'''

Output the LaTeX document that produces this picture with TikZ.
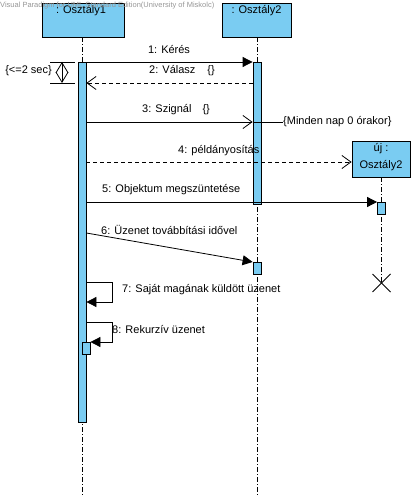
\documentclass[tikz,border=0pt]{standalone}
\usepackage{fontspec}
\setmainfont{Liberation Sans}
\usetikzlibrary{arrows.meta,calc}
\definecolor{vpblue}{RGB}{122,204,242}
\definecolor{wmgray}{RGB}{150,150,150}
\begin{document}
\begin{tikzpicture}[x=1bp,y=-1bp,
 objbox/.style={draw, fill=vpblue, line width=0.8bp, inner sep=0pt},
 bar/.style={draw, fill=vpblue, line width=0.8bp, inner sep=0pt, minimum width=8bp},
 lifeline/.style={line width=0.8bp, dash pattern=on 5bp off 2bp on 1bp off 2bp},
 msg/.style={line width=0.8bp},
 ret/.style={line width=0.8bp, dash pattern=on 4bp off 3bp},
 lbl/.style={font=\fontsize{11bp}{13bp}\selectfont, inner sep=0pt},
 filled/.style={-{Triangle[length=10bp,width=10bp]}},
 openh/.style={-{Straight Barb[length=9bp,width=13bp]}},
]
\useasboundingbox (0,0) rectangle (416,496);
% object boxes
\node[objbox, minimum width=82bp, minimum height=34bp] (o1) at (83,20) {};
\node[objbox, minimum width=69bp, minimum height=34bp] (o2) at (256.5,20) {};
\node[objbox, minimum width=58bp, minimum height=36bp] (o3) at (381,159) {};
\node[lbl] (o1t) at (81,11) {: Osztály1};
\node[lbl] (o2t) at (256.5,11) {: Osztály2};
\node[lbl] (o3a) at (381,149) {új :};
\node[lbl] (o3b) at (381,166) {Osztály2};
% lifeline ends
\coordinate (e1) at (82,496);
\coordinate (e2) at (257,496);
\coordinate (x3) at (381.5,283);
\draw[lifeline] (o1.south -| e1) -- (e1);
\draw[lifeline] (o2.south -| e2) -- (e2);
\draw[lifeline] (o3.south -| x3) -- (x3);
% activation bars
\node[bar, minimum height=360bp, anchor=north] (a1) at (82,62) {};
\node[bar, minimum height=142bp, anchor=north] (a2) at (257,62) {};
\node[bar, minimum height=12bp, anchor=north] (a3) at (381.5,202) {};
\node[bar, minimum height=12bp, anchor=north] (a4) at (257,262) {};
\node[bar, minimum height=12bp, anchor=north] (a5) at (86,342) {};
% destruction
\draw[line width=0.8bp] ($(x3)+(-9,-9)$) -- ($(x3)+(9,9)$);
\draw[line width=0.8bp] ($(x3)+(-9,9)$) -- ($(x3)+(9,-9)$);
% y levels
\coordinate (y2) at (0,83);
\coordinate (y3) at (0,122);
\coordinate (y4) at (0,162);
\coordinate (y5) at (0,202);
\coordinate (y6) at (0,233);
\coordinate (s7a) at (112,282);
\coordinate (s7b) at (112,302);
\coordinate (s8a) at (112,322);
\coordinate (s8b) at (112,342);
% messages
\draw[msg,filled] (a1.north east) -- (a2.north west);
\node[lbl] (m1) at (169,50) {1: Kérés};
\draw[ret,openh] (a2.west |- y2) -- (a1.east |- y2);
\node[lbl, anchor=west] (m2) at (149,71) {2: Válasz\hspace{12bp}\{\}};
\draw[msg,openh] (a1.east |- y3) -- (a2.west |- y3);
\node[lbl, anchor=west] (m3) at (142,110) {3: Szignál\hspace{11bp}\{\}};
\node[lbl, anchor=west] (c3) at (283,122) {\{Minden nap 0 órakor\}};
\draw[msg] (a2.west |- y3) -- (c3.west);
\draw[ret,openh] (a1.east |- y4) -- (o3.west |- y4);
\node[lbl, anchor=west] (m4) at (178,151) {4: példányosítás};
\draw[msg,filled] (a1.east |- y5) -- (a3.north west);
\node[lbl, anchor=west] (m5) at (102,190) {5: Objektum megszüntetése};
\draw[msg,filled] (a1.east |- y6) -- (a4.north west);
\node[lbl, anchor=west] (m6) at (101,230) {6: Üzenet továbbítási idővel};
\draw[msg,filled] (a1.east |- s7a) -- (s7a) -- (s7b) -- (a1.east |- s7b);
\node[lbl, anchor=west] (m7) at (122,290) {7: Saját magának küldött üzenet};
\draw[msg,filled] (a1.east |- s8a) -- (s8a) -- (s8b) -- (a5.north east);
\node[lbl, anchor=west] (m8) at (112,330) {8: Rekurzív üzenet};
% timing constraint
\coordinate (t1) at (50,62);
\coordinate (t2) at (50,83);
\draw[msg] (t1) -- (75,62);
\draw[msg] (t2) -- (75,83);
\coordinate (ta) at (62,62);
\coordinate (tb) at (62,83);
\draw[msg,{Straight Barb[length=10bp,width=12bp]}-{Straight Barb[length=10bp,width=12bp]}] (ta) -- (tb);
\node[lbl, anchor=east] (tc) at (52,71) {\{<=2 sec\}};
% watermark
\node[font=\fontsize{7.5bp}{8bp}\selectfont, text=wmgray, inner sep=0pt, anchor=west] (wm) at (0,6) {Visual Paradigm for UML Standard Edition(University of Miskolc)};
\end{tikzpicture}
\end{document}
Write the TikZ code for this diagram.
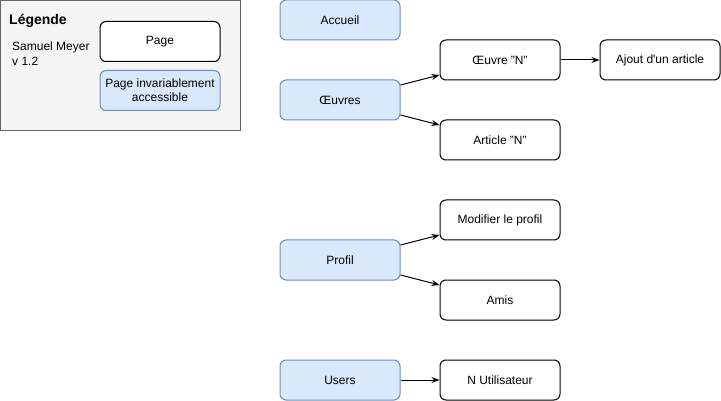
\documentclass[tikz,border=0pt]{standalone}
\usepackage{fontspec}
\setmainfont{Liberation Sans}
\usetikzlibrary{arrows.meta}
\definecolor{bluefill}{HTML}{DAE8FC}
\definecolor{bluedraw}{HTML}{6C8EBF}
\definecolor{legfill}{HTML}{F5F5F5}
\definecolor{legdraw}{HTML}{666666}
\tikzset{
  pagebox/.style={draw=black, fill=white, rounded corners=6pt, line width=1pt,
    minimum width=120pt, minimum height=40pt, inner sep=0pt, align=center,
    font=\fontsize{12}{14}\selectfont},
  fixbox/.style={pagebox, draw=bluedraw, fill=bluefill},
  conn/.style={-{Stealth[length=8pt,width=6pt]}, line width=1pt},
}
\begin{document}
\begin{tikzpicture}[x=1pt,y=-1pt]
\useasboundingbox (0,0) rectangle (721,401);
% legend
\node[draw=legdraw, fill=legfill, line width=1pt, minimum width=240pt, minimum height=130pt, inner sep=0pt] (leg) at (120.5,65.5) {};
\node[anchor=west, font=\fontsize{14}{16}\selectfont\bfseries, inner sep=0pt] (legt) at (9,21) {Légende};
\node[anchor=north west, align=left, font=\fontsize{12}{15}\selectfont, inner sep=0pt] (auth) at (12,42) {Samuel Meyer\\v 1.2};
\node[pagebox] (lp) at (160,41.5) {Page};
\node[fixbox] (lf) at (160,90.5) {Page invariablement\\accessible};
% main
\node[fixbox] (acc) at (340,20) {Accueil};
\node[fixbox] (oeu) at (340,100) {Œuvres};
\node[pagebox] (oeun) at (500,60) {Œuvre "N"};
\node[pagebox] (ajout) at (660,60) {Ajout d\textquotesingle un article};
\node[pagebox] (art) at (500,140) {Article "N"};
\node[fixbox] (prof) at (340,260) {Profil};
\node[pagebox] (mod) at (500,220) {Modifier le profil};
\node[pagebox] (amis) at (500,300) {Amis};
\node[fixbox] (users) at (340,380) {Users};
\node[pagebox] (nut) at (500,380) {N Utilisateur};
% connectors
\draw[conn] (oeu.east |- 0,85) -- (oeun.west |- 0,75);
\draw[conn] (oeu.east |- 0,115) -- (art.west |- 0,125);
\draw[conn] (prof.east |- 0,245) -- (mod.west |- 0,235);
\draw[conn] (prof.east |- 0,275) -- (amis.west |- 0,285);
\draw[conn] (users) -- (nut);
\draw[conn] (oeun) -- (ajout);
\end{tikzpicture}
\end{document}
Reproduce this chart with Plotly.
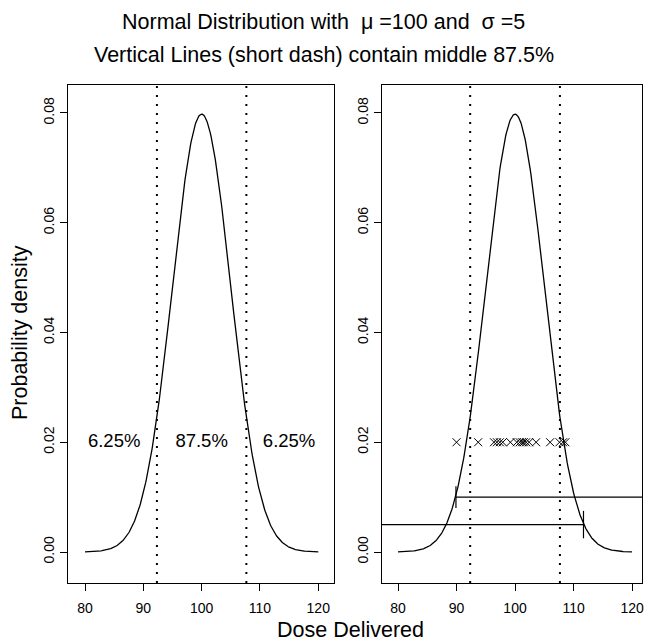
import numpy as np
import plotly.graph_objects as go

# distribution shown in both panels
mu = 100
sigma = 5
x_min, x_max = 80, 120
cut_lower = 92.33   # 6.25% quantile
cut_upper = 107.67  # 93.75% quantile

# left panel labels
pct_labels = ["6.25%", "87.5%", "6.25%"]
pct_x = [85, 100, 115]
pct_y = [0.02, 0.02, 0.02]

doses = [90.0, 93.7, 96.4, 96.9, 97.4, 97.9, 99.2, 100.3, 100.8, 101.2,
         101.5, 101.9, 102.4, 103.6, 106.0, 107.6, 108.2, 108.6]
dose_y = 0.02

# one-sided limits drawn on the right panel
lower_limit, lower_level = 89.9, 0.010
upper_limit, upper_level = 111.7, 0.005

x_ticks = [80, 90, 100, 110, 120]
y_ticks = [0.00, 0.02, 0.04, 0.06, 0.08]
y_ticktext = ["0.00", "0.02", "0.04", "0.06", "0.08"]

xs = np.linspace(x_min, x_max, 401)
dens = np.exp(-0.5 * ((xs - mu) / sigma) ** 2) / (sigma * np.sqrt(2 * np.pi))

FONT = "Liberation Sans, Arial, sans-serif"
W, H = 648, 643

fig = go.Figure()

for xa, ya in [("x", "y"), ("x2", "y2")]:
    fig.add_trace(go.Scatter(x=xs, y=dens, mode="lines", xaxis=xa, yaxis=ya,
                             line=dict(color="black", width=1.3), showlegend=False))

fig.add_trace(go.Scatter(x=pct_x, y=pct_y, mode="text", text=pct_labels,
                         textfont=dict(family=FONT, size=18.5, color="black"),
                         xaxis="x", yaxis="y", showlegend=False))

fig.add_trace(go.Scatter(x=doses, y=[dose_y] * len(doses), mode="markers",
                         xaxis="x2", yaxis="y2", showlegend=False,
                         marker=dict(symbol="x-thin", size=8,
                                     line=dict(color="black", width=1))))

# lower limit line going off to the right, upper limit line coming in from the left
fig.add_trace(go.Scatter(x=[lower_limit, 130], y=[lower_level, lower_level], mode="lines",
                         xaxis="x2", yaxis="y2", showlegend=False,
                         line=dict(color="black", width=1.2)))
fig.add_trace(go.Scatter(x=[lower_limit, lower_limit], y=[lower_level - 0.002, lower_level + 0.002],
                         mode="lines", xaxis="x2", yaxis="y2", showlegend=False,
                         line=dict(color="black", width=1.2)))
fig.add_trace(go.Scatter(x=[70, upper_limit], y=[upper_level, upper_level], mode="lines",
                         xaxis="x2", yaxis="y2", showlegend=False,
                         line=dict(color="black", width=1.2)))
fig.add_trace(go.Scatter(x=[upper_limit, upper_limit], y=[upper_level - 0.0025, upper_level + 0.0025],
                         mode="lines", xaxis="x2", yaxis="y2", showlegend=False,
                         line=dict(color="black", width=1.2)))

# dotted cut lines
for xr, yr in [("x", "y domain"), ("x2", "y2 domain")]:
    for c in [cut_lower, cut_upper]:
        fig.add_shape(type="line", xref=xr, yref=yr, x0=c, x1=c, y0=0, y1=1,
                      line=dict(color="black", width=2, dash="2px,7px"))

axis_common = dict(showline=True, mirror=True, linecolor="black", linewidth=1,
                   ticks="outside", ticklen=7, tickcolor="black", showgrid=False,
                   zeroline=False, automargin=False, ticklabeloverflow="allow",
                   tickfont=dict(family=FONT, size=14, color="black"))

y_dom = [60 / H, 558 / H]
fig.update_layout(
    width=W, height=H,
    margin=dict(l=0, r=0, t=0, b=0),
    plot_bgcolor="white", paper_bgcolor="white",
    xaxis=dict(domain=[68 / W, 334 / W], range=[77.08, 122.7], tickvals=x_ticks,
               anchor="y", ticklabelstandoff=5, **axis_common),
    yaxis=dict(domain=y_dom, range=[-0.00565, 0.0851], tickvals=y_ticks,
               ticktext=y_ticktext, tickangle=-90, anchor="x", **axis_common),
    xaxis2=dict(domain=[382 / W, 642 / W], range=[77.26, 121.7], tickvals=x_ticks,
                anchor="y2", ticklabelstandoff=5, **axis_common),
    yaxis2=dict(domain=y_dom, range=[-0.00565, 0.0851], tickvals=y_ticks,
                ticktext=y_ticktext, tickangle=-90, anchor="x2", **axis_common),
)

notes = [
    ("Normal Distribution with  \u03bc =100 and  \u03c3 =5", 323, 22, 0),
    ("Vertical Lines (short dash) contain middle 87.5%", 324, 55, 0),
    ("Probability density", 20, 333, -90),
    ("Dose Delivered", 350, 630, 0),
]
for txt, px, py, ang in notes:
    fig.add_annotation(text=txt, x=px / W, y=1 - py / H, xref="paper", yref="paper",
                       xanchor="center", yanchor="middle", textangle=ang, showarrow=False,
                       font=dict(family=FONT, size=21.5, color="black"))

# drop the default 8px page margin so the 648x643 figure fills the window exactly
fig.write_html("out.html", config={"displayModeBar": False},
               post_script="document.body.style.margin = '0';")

'''

YOUR GOAL:
Nothing but the lines from the one with "Reproduce this chart with Plotly." down to the one with "dens = np.exp(-0.5" should be printed, both of them included. Leave out the pictures.

SOLVED PROBLEM:
Reproduce this chart with Plotly.
import numpy as np
import plotly.graph_objects as go

# distribution shown in both panels
mu = 100
sigma = 5
x_min, x_max = 80, 120
cut_lower = 92.33   # 6.25% quantile
cut_upper = 107.67  # 93.75% quantile

# left panel labels
pct_labels = ["6.25%", "87.5%", "6.25%"]
pct_x = [85, 100, 115]
pct_y = [0.02, 0.02, 0.02]

doses = [90.0, 93.7, 96.4, 96.9, 97.4, 97.9, 99.2, 100.3, 100.8, 101.2,
         101.5, 101.9, 102.4, 103.6, 106.0, 107.6, 108.2, 108.6]
dose_y = 0.02

# one-sided limits drawn on the right panel
lower_limit, lower_level = 89.9, 0.010
upper_limit, upper_level = 111.7, 0.005

x_ticks = [80, 90, 100, 110, 120]
y_ticks = [0.00, 0.02, 0.04, 0.06, 0.08]
y_ticktext = ["0.00", "0.02", "0.04", "0.06", "0.08"]

xs = np.linspace(x_min, x_max, 401)
dens = np.exp(-0.5 * ((xs - mu) / sigma) ** 2) / (sigma * np.sqrt(2 * np.pi))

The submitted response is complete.